FCC Grants SpaceX Approval for Starlink Satellites to Orbit Lower

On Tuesday, the Federal Communications Commission (FCC) approved a proposed change from SpaceX to the company’s satellite license, according to CNBC. The approval comes despite major opposition from fellow satellite internet companies Amazon and Viasat.

In the approval, the FCC wrote, “We conclude that grant of the SpaceX Third Modification Application will serve the public interest.” The order continued, “Our action will allow SpaceX to implement safety-focused changes to the deployment of its satellite constellation to deliver broadband service throughout the United States, including to those who live in areas underserved or unserved by terrestrial systems.”
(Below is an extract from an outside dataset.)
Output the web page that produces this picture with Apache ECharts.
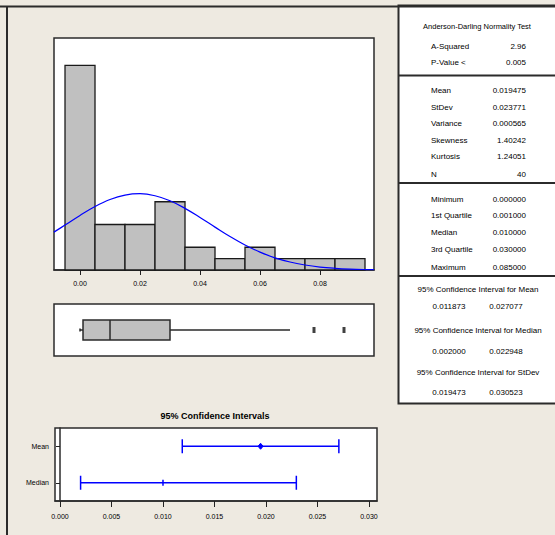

The modification to Starlink’s satellite license changes the altitude at which Starlink’s satellite constellation is approved to orbit, with the request having been filed about a year ago. With the FCC’s approval, SpaceX can now launch Starlink satellites to an altitude of 570 km, lowered from the previously approved altitude of 1,100 km.

Project Kuiper, Amazon’s satellite internet company, is approved for an altitude of 590-630 km, just above Starlink’s recent modification.

Starlink currently has about 1,400 satellites orbiting in its constellation, while Project Kuiper will wait until 2022 to launch any of its satellites.

Amazon space exploration company Blue Origin also claimed Tuesday that NASA “moved the goalposts” in awarding a contract to SpaceX for returning to the moon.

The next SpaceX Starlink satellite launch is set to take place tonight.